::: Exercise inputs :::

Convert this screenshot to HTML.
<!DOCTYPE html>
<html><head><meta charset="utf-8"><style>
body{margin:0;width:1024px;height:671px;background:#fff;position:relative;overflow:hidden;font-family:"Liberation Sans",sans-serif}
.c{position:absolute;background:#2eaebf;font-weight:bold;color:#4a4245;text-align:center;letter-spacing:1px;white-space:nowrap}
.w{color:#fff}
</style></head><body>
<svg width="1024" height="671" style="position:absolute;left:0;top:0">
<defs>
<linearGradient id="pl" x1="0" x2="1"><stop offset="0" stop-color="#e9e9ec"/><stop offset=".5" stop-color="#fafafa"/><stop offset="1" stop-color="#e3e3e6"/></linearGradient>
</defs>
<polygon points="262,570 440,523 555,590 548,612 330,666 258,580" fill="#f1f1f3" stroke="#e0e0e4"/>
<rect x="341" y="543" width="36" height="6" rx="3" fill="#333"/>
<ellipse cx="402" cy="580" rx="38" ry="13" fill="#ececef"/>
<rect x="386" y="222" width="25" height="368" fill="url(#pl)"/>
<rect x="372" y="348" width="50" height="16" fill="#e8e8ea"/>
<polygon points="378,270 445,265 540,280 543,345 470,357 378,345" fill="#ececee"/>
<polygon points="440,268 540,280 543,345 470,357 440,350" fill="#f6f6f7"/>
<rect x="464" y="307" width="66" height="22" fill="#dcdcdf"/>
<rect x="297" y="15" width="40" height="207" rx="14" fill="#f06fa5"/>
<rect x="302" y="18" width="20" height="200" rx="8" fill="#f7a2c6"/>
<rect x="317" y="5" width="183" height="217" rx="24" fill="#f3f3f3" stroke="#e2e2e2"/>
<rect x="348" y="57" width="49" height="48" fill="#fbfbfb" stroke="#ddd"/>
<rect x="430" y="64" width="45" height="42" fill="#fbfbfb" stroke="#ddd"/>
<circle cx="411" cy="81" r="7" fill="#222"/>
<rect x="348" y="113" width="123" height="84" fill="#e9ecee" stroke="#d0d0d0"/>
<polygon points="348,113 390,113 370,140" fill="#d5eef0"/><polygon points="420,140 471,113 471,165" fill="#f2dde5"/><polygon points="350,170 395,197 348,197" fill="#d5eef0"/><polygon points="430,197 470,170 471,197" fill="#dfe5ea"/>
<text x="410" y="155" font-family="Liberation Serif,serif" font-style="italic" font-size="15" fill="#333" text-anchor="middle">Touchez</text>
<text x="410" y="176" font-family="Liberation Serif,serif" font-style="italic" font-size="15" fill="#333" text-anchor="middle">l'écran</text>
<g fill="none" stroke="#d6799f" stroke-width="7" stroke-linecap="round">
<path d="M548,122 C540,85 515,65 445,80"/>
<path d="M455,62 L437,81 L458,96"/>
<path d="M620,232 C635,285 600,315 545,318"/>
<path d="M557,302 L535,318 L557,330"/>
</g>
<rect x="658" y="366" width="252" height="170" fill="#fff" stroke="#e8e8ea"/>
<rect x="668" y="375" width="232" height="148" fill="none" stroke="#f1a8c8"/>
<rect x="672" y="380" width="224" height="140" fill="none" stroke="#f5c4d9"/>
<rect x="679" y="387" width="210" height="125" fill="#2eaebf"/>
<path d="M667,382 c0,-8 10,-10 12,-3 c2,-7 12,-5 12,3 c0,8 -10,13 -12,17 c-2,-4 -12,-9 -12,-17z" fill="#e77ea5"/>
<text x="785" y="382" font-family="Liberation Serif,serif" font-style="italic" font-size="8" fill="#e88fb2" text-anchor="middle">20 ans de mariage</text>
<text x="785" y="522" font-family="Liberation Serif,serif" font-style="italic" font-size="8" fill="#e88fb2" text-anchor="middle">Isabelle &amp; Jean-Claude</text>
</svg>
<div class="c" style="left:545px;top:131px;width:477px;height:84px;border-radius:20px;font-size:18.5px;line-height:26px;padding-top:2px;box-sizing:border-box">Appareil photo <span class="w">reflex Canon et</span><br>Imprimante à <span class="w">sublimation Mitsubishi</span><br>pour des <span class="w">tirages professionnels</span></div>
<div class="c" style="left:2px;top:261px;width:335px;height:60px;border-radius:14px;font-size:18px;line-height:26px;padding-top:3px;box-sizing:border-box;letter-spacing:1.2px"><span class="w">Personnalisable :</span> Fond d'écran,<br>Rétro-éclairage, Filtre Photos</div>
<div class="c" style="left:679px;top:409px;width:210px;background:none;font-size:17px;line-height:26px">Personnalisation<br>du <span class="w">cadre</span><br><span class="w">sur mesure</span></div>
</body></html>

:::
::: Exercise inputs :::

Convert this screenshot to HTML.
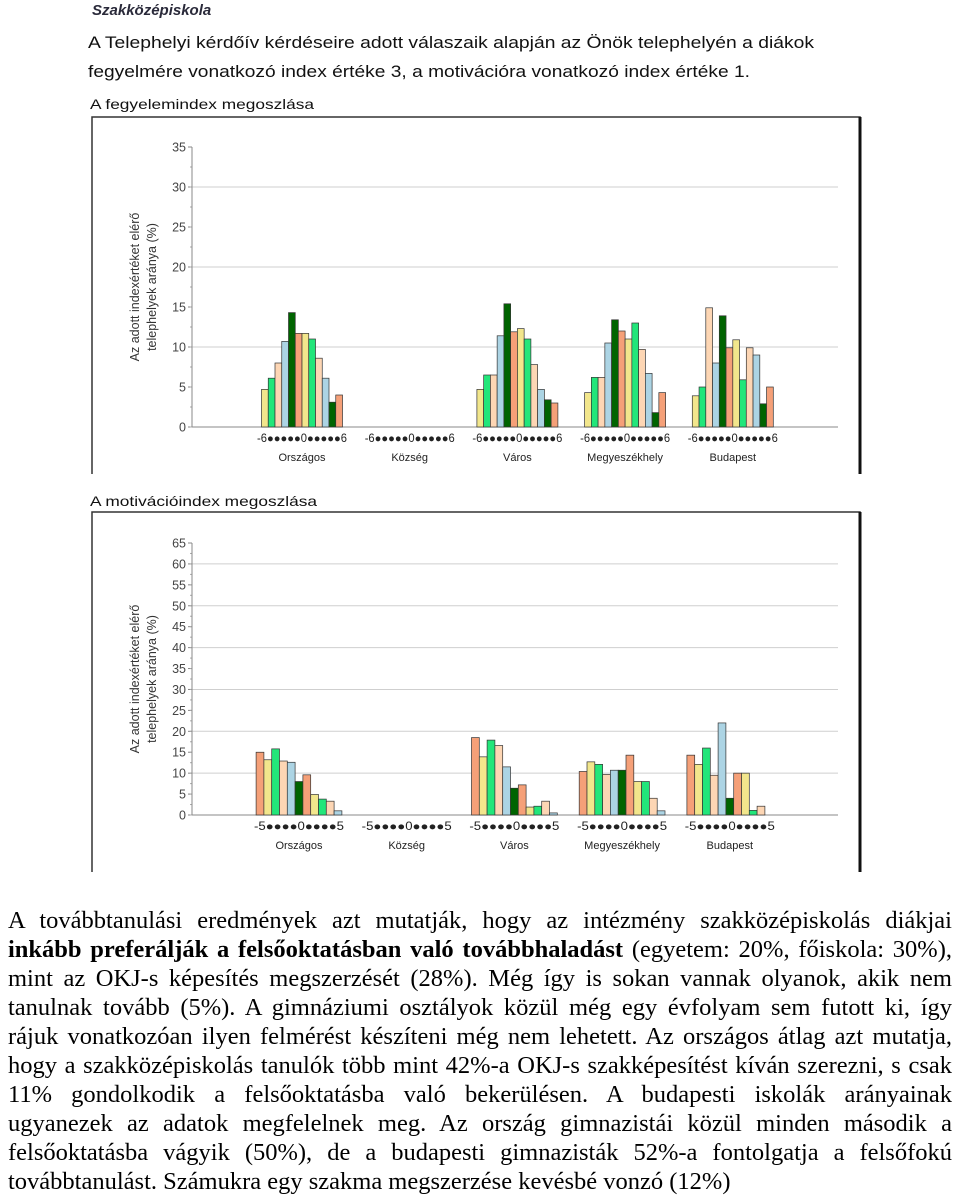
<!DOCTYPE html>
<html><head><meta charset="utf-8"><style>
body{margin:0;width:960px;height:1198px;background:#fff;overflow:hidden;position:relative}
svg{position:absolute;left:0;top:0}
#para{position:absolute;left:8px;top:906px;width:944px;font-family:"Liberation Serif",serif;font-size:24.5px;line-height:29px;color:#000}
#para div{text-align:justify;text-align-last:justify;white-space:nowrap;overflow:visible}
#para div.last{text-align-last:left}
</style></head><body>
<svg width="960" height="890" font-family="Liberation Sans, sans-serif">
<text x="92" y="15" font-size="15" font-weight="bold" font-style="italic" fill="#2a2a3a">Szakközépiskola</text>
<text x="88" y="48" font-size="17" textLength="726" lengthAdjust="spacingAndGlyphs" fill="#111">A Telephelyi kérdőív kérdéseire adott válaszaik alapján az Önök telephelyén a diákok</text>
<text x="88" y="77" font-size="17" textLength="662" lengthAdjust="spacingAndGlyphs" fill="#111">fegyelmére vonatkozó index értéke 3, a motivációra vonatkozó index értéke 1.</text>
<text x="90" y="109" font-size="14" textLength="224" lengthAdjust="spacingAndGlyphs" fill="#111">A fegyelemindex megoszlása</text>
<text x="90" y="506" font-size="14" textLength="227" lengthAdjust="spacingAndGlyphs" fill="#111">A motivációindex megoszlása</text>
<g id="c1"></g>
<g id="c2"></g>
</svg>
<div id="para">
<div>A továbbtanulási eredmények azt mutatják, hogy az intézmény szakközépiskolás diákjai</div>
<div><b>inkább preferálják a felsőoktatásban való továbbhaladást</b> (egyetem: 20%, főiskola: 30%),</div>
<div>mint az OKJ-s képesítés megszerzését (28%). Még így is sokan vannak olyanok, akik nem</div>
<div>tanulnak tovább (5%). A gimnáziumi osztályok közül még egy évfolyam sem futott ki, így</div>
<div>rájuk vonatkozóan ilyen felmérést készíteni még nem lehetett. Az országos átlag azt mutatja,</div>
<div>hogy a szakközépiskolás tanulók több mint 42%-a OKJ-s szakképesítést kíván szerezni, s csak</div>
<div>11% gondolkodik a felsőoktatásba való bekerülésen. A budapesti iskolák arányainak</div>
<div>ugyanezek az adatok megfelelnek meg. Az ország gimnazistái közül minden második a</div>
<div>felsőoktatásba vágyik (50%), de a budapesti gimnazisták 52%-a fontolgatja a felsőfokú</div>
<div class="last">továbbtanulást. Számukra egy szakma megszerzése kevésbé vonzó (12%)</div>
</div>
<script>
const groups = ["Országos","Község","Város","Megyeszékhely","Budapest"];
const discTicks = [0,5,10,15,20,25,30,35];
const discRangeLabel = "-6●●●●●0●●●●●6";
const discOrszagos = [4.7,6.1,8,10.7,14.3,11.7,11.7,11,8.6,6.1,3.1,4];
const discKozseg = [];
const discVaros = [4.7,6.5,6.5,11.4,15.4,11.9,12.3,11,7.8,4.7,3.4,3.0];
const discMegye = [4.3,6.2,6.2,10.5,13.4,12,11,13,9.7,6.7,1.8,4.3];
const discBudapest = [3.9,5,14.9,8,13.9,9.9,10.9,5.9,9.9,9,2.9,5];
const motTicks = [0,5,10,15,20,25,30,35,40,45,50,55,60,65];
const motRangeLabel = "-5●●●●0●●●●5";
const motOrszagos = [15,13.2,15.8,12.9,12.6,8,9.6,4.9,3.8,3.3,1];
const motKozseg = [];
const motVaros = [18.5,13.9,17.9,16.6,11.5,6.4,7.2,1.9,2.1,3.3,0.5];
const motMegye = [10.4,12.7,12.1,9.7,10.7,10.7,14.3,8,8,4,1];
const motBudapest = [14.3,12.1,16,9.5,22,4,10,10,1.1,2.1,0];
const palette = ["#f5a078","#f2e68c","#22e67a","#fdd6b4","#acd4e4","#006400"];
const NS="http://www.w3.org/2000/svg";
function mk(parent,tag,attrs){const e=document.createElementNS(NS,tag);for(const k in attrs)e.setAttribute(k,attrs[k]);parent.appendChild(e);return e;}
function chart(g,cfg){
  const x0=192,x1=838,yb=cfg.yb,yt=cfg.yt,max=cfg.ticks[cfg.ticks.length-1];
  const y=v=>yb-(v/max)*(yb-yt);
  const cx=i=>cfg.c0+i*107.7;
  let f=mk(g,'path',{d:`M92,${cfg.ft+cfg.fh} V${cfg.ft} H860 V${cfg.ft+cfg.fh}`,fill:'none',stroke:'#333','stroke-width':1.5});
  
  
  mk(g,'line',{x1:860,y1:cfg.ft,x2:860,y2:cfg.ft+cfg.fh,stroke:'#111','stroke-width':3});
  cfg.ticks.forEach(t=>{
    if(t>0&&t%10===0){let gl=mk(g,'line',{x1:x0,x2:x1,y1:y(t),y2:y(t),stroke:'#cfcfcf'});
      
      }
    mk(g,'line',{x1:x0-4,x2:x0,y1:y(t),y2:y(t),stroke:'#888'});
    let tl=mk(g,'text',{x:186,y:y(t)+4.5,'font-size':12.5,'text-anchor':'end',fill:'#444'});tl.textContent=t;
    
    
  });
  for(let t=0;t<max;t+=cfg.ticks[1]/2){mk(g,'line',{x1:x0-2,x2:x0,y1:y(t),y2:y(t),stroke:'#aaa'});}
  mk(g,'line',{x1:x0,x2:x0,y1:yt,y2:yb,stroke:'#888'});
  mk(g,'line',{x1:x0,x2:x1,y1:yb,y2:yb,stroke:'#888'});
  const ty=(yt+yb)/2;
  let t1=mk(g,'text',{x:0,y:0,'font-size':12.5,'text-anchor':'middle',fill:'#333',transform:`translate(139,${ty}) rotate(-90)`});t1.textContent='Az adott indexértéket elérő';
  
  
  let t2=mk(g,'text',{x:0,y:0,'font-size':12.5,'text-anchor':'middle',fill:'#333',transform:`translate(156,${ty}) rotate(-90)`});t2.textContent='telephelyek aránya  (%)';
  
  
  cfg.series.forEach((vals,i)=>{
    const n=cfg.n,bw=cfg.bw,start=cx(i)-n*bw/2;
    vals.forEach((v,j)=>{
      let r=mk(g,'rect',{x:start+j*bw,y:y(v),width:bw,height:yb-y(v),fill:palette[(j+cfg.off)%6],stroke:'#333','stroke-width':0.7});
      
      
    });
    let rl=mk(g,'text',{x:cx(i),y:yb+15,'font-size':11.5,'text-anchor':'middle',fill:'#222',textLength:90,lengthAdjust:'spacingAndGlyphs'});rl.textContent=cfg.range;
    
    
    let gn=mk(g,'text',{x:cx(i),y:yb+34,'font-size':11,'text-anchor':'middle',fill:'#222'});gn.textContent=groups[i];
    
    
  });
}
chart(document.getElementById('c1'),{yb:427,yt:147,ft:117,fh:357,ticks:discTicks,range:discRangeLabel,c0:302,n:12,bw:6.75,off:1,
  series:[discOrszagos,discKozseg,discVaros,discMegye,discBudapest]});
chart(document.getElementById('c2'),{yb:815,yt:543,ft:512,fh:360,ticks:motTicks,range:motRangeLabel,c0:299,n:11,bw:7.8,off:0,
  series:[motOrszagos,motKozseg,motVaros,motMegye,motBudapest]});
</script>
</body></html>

:::
::: Exercise inputs :::

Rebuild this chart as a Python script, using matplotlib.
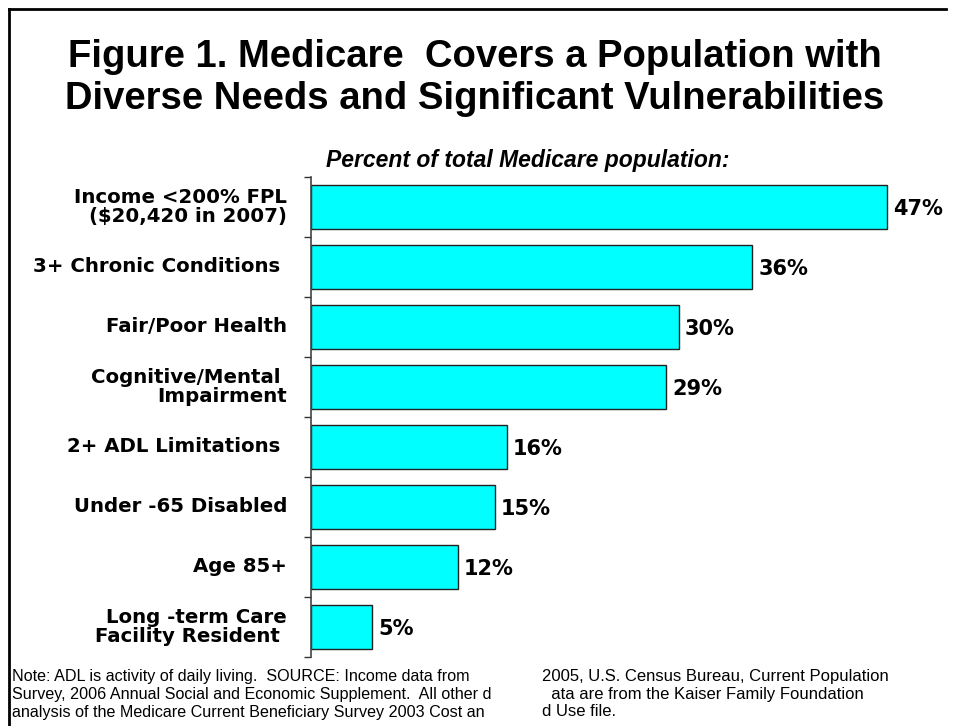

:::

Answer with a single number: the count of lines holding the word "script".

- Result -
3